When the Eugene Symphony chose a young, little-known conductor named Marin Alsop as its music director in 1989, both she and the orchestra were at best marginal micro-planets orbiting the farthest reaches of the American classical music solar system.
By the time Alsop left in 1996, the New York native was one of classical music’s rising stars, crashing through a series of glass ceilings in a seriously sexist classical music milieu to score a handful of increasingly prestigious gigs with orchestras around the world, from São Paulo to Scotland.
This journey has culminated (so far) in her becoming the first female music director of a major American orchestra, the Baltimore Symphony, in 2007, where she continues to innovate in both programming and connecting classical music to broader communities. Alsop’s national reputation also benefited from her collecting a MacArthur “genius grant” fellowship and becoming National Public Radio’s principal ’splainer.
Meanwhile, the Eugene Symphony (after Alsop vaulted it to national attention at a national symphony conference in Portland) became a prime intermediate stop for young conductors on the make — the final regional stepping stone to high-level gigs for her successors Miguel Harth-Bedoya (in Fort Worth) and Giancarlo Guerrero (in Nashville).
Alsop, who turns 60 this fall, returns to Eugene, where she’s maintained connections and occasional performances despite a dizzying international schedule guest-conducting most of the major orchestras, making a series of well-regarded Naxos recordings and leading California’s new music showcase, the Cabrillo Festival (from which she’s stepping down this summer after 25 years).
The ESO conductor laureate leads her old band for SymFest: Marin Alsop Celebrates Eugene 7:30 pm Saturday, April 2, at the Hult Center and features some of her favorites: American composer John Adams’s propulsive Short Ride in a Fast Machine, her mentor Leonard Bernstein’s powerful On the Waterfront film score, the famous adagio from Mahler’s never-completed 10th symphony and American jazz and classical pioneer James P. Johnson’s Victory Stride.

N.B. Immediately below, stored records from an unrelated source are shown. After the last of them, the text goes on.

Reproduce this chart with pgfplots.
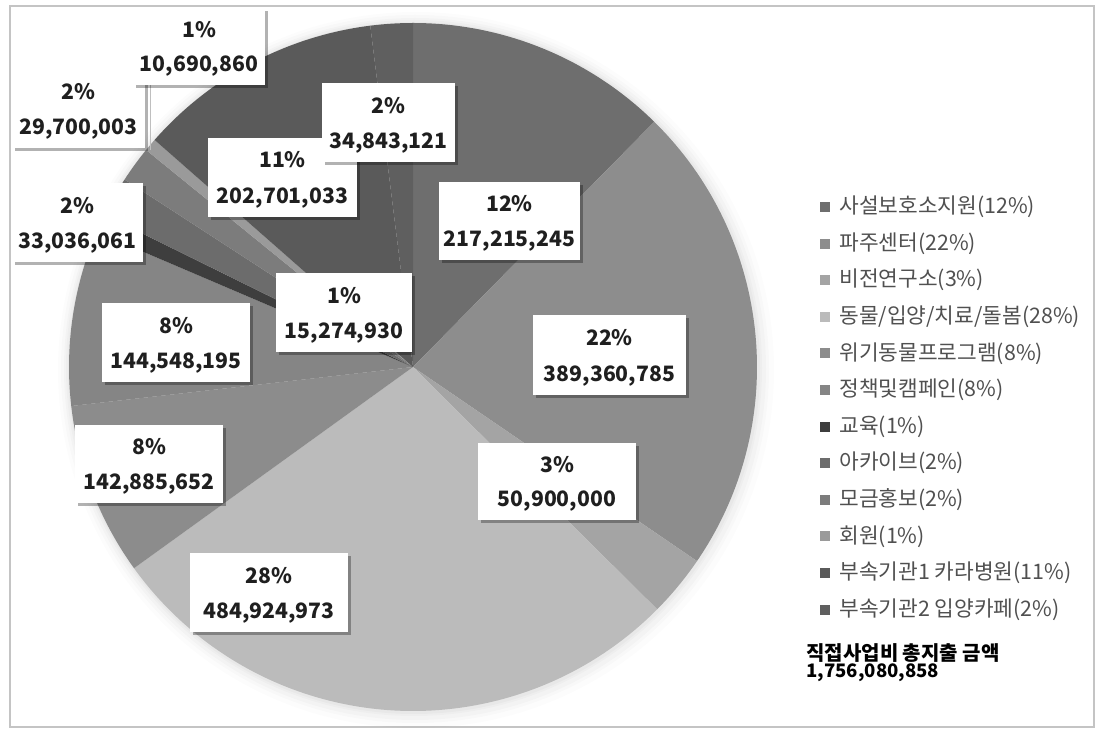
\documentclass[border=0pt]{standalone}
\usepackage{pgfplots}
\pgfplotsset{compat=1.18}
\usepackage{fontspec}
\setmainfont{Noto Sans CJK KR}
\definecolor{s1}{HTML}{6E6E6E}
\definecolor{s2}{HTML}{8D8D8D}
\definecolor{s3}{HTML}{A4A4A4}
\definecolor{s4}{HTML}{BBBBBB}
\definecolor{s5}{HTML}{8C8C8C}
\definecolor{s6}{HTML}{858585}
\definecolor{s7}{HTML}{3E3E3E}
\definecolor{s8}{HTML}{6C6C6C}
\definecolor{s9}{HTML}{7C7C7C}
\definecolor{s10}{HTML}{9A9A9A}
\definecolor{s11}{HTML}{5A5A5A}
\definecolor{s12}{HTML}{5F5F5F}
\definecolor{frame}{HTML}{C4C4C4}
\definecolor{legtext}{HTML}{505050}
% values in millions (won): sum = 1756.080858
\def\total{1756.080858}
\def\cur{90}
\newcommand\pieslice[2]{%
  \pgfmathsetmacro\nxt{\cur-360*(#1/\total)}%
  \edef\temp{\noexpand\fill[#2] (axis cs:413,367) -- ++(\cur:172pt) arc[start angle=\cur, end angle=\nxt, radius=172pt] -- cycle;}%
  \temp
  \global\let\cur\nxt}
\newcommand\lbl[6]{%
  \fill[black, opacity=0.30] (axis cs:{#1+3},{#2+3}) rectangle (axis cs:{#3+3},{#4+3});
  \fill[white] (axis cs:#1,#2) rectangle (axis cs:#3,#4);
  \node[font=\bfseries\fontsize{10.6}{13}\selectfont, text=black!88, inner sep=0pt] at (axis cs:{(#1+#3)/2},{#2+0.28*(#4-#2)}) {#5};
  \node[font=\bfseries\fontsize{10.6}{13}\selectfont, text=black!88, inner sep=0pt] at (axis cs:{(#1+#3)/2},{#2+0.76*(#4-#2)}) {#6};
}
\newcommand\leg[3]{%
  \fill[#2] (axis cs:820,{#1-5}) rectangle (axis cs:830,{#1+5});
  \node[anchor=west, font=\fontsize{10.7}{12}\selectfont, text=legtext, inner sep=0pt] at (axis cs:839,#1) {#3};
}
\begin{document}
\begin{tikzpicture}
\begin{axis}[
  scale only axis, width=548.5pt, height=365pt,
  xmin=0, xmax=1097, ymin=0, ymax=730, y dir=reverse,
  hide axis, clip=false]
\path (axis cs:0,0) rectangle (axis cs:1097,730);
\draw[frame, line width=1pt] (axis cs:10,6) rectangle (axis cs:1094,727);
% soft shadow around pie
\fill[black, opacity=0.012] (axis cs:416,370) circle[radius=179pt];
\fill[black, opacity=0.015] (axis cs:415,369) circle[radius=177pt];
\fill[black, opacity=0.018] (axis cs:415,369) circle[radius=175.5pt];
\fill[black, opacity=0.02] (axis cs:414,368) circle[radius=174pt];
\fill[black, opacity=0.025] (axis cs:414,368) circle[radius=173pt];
% slices, clockwise from 12 o'clock
\pieslice{217.215245}{s1}
\pieslice{389.360785}{s2}
\pieslice{50.900000}{s3}
\pieslice{484.924973}{s4}
\pieslice{142.885652}{s5}
\pieslice{144.548195}{s6}
\pieslice{15.274930}{s7}
\pieslice{33.036061}{s8}
\pieslice{29.700003}{s9}
\pieslice{10.690860}{s10}
\pieslice{202.701033}{s11}
\pieslice{34.843121}{s12}
% leader line
\draw[black!25, line width=0.5pt] (axis cs:150,85) -- (axis cs:150,150);
% data labels
\lbl{439}{182}{580}{260}{12\%}{217,215,245}
\lbl{533}{315}{686}{395}{22\%}{389,360,785}
\lbl{478}{443}{636}{520}{3\%}{50,900,000}
\lbl{190}{553}{348}{632}{28\%}{484,924,973}
\lbl{75}{425}{223}{503}{8\%}{142,885,652}
\lbl{102}{303}{250}{382}{8\%}{144,548,195}
\lbl{276}{273}{412}{352}{1\%}{15,274,930}
\lbl{12}{183}{143}{262}{2\%}{33,036,061}
\lbl{12}{70}{145}{148}{2\%}{29,700,003}
\lbl{133}{8}{265}{85}{1\%}{10,690,860}
\lbl{208}{138}{357}{217}{11\%}{202,701,033}
\lbl{322}{83}{455}{162}{2\%}{34,843,121}
% legend
\leg{207}{s1}{사설보호소지원(12\%)}
\leg{243.6}{s2}{파주센터(22\%)}
\leg{280.2}{s3}{비전연구소(3\%)}
\leg{316.8}{s4}{동물/입양/치료/돌봄(28\%)}
\leg{353.4}{s5}{위기동물프로그램(8\%)}
\leg{390}{s6}{정책및캠페인(8\%)}
\leg{426.6}{s7}{교육(1\%)}
\leg{463.2}{s8}{아카이브(2\%)}
\leg{499.8}{s9}{모금홍보(2\%)}
\leg{536.4}{s10}{회원(1\%)}
\leg{573}{s11}{부속기관1 카라병원(11\%)}
\leg{609.6}{s12}{부속기관2 입양카페(2\%)}
\node[anchor=west, font=\bfseries\fontsize{10}{10}\selectfont, inner sep=0pt] at (axis cs:806,653) {직접사업비 총지출 금액};
\node[anchor=west, font=\bfseries\fontsize{9.3}{10}\selectfont, inner sep=0pt] at (axis cs:806,673) {1,756,080,858};
\end{axis}
\end{tikzpicture}
\end{document}
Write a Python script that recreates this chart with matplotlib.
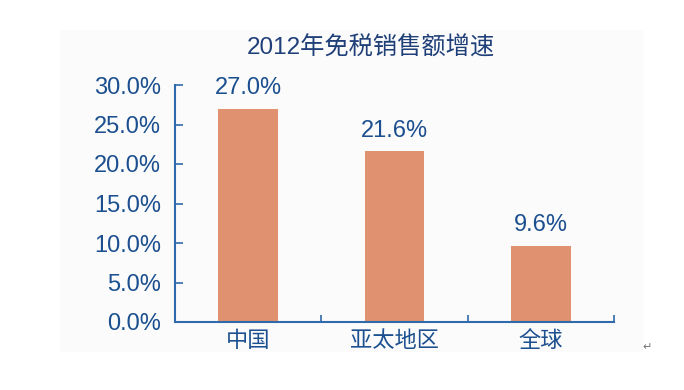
import matplotlib
matplotlib.use("Agg")
import matplotlib.pyplot as plt
from matplotlib.patches import Rectangle
from matplotlib.ticker import FuncFormatter, MultipleLocator, FixedLocator

categories = ["中国", "亚太地区", "全球"]
values = [27.0, 21.6, 9.6]
title = "2012年免税销售额增速"

BAR = "#E09270"
AXIS = "#2F6AAA"
TEXT = "#1B4F8F"

fig = plt.figure(figsize=(6.84, 3.90), dpi=100)
fig.patch.set_facecolor("white")
fig.add_artist(Rectangle((60/684, 1-352/390), (643-60)/684, (352-30)/390,
                         transform=fig.transFigure, facecolor="#FBFBFB",
                         edgecolor="none", zorder=0))

ax = fig.add_axes([175/684, 1-322/390, (614-175)/684, (322-85)/390])
ax.patch.set_alpha(0)
x = list(range(len(categories)))
ax.bar(x, values, width=0.41, color=BAR, zorder=2)
ax.set_xlim(-0.5, len(categories) - 0.5)
ax.set_ylim(0, 30)

for s in ["top", "right"]:
    ax.spines[s].set_visible(False)
for s in ["left", "bottom"]:
    ax.spines[s].set_color(AXIS)
    ax.spines[s].set_linewidth(1.5)

ax.yaxis.set_major_locator(MultipleLocator(5))
ax.yaxis.set_major_formatter(FuncFormatter(lambda v, p: f"{v:.1f}%"))
ax.tick_params(axis="y", direction="in", length=6, width=1.2, color=AXIS,
               labelcolor=TEXT, labelsize=17, pad=10)
for lab in ax.get_yticklabels():
    lab.set_family(["Liberation Sans", "DejaVu Sans"])

ax.xaxis.set_major_locator(FixedLocator([-0.5, 0.5, 1.5, 2.5]))
ax.xaxis.set_major_formatter(FuncFormatter(lambda v, p: ""))
ax.tick_params(axis="x", which="major", direction="in", length=5, width=1.2, color=AXIS)
ax.set_xticks(x, minor=True)
ax.set_xticklabels(categories, minor=True, family=["Noto Sans CJK SC", "DejaVu Sans"],
                   fontsize=16, color=TEXT)
ax.tick_params(axis="x", which="minor", length=0, pad=5)

for xi, v in zip(x, values):
    ax.annotate(f"{v:.1f}%", (xi, v), xytext=(0, 7), textcoords="offset points",
                ha="center", va="bottom", fontsize=17, color=TEXT,
                family=["Liberation Sans", "DejaVu Sans"])

fig.text(371/684, 1-48/390, title, ha="center", va="center", fontsize=17.5,
         color="#1F3F78", family=["Liberation Sans", "Noto Sans CJK SC"])
fig.text(647/684, 1-347/390, "↵", ha="center", va="center", fontsize=8,
         color="#777777", family=["DejaVu Sans"])

fig.savefig("out.png", dpi=100)
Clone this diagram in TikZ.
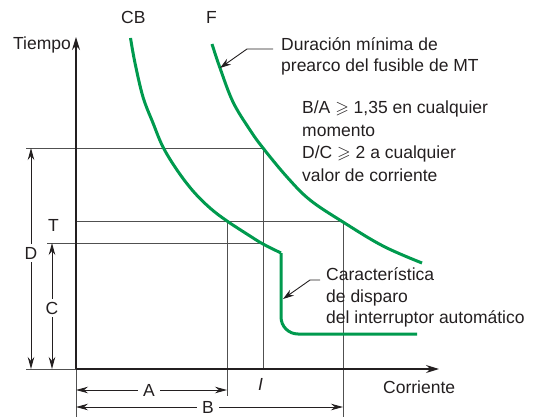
\documentclass[tikz,border=0pt]{standalone}
\usepackage{fontspec}
\setmainfont{Liberation Sans}
\usepackage{amssymb}
\usetikzlibrary{arrows.meta}
\definecolor{cgreen}{RGB}{0,154,78}
\definecolor{gline}{RGB}{80,80,80}
\definecolor{ink}{RGB}{35,31,32}
\begin{document}
\begin{tikzpicture}[x=1pt,y=-1pt,
  lbl/.style={font=\fontsize{17.5}{21}\selectfont, text=ink, inner sep=0pt, anchor=base west},
  dimlbl/.style={font=\fontsize{17.5}{21}\selectfont, text=ink, inner xsep=5pt, inner ysep=3pt},
  axisline/.style={line width=1.4pt, draw=ink, -{Stealth[length=13pt,width=8pt]}},
  guide/.style={line width=0.9pt, draw=gline},
  dimarrow/.style={line width=0.9pt, draw=ink, -{Stealth[length=12pt,width=6.5pt]}},
  curve/.style={line width=3pt, draw=cgreen, line join=round},
  pointer/.style={line width=0.9pt, draw=ink, -{Stealth[length=11pt,width=7pt]}}
]
\useasboundingbox (0,0) rectangle (534,417);

% key coordinates
\coordinate (O) at (76,369);
\coordinate (Ytop) at (76,37);
\coordinate (Xend) at (439,369);
\coordinate (Ybot) at (76,417);
\coordinate (Dtop) at (31,148);
\coordinate (Dbot) at (31,369);
\coordinate (Ctop) at (52,243);
\coordinate (Cbot) at (52,369);
\coordinate (Aleft) at (76,390);
\coordinate (Aright) at (227,390);
\coordinate (Bleft) at (76,407);
\coordinate (Bright) at (343,407);

% guide lines
\draw[guide] (26,148) -- (263,148) -- (263,369);
\draw[guide] (47,243) -- (263,243);
\draw[guide] (76,221) -- (343,221) -- (343,417);
\draw[guide] (227,221) -- (227,396);
\draw[guide] (26,369) -- (O);
\draw[guide] (O) -- (Ybot);

% axes
\draw[axisline] (O) -- (Ytop);
\draw[axisline] (O) -- (Xend);

% dimension labels and arrows
\node[dimlbl] (D) at (31,253) {D};
\node[dimlbl] (C) at (52,308) {C};
\node[dimlbl] (A) at (149,390) {A};
\node[dimlbl] (B) at (208,407) {B};
\draw[dimarrow] (D.north) -- (Dtop);
\draw[dimarrow] (D.south) -- (Dbot);
\draw[dimarrow] (C.north) -- (Ctop);
\draw[dimarrow] (C.south) -- (Cbot);
\draw[dimarrow] (A.west) -- (Aleft);
\draw[dimarrow] (A.east) -- (Aright);
\draw[dimarrow] (B.west) -- (Bleft);
\draw[dimarrow] (B.east) -- (Bright);

% texts
\node[lbl] (tiempo) at (13,50) {Tiempo};
\node[lbl] (corr) at (383,393) {Corriente};
\node[lbl] (cb) at (121,24) {CB};
\node[lbl] (f) at (206,24) {F};
\node[lbl] (T) at (48,231) {T};
\node[lbl] (I) at (258,390) {\itshape I};
\node[lbl] (dur1) at (281,51) {Duración mínima de};
\node[lbl] (dur2) at (281,72) {prearco del fusible de MT};
\node[lbl] (ba1) at (302,113) {B/A $\geqslant$ 1,35 en cualquier};
\node[lbl] (ba2) at (302,136) {momento};
\node[lbl] (ba3) at (302,158) {D/C $\geqslant$ 2 a cualquier};
\node[lbl] (ba4) at (302,181) {valor de corriente};
\node[lbl] (car1) at (326,280) {Característica};
\node[lbl] (car2) at (326,302) {de disparo};
\node[lbl] (car3) at (326,323) {del interruptor automático};

% curves
\draw[curve] plot[smooth, tension=0.6] coordinates {(130.5,38) (135,63) (143,97) (153,123) (163,147) (177,170) (193,191) (210,208) (227,221) (250,236) (263,244) (281,253)};
\draw[curve, rounded corners=17pt] (281,253) -- (281,334) -- (417,334);
\draw[curve] plot[smooth, tension=0.6] coordinates {(212,44) (220,68) (233,102) (250,130) (263,148) (287,177) (310,200) (343,222) (383,246) (422,263)};

% pointers
\coordinate (pF) at (220,68);
\coordinate (pCB) at (283,299);
\coordinate (kF) at (247,49);
\coordinate (kCB) at (310,280);
\draw[pointer] (273,49) -- (kF) -- (pF);
\draw[pointer] (320,280) -- (kCB) -- (pCB);
\end{tikzpicture}
\end{document}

Alsop honed her successful formula in Eugene — specifically, her friendly approachability to community members, eagerness and adeptness at explicating and demystifying classical music in terms anyone can understand, and her commitment to contemporary American music.
I’ve seen Alsop rehearse with and conduct the ESO, Cabrillo Festival and even the notoriously obstreperous New York Philharmonic and never lose her cool or focus. Rejecting the imperiousness of old-guard European conductors, she’s a musical leader for the 21st century, and it’s a joy to have this great musician back where her career really took off.
Alsop is renowned for championing music by American composers of her generation, including one of the best, Christopher Rouse, whose music is on the Oregon Percussion Ensemble’s free program 5 pm Friday, April 1, at the University of Oregon’s Aasen-Hull Hall, along with music by John Cage and Maurice Ravel. It’s all part of the Northwest Percussion Festival, which includes a 7 pm concert that same evening at Beall Concert Hall starring Mexican vibraphonist and composer Victor Mendoza. The festival also includes a free concert 8 pm Saturday, April 2, at Beall featuring various percussion ensemble directors. And the UO hosts more new music 7:30 pm Tuesday, April 5, when flutist Molly Barth and pianist Ednaldo Borba perform at Aasen-Hull.
If your tastes run to earlier music, check out Byrdsong Renaissance Consort’s free concert —6 pm Friday, April 1, at the Eugene Library. The quintet sings and plays 16th-18th-century European music on historical recorders, viols, violin, flutes and harpsichord.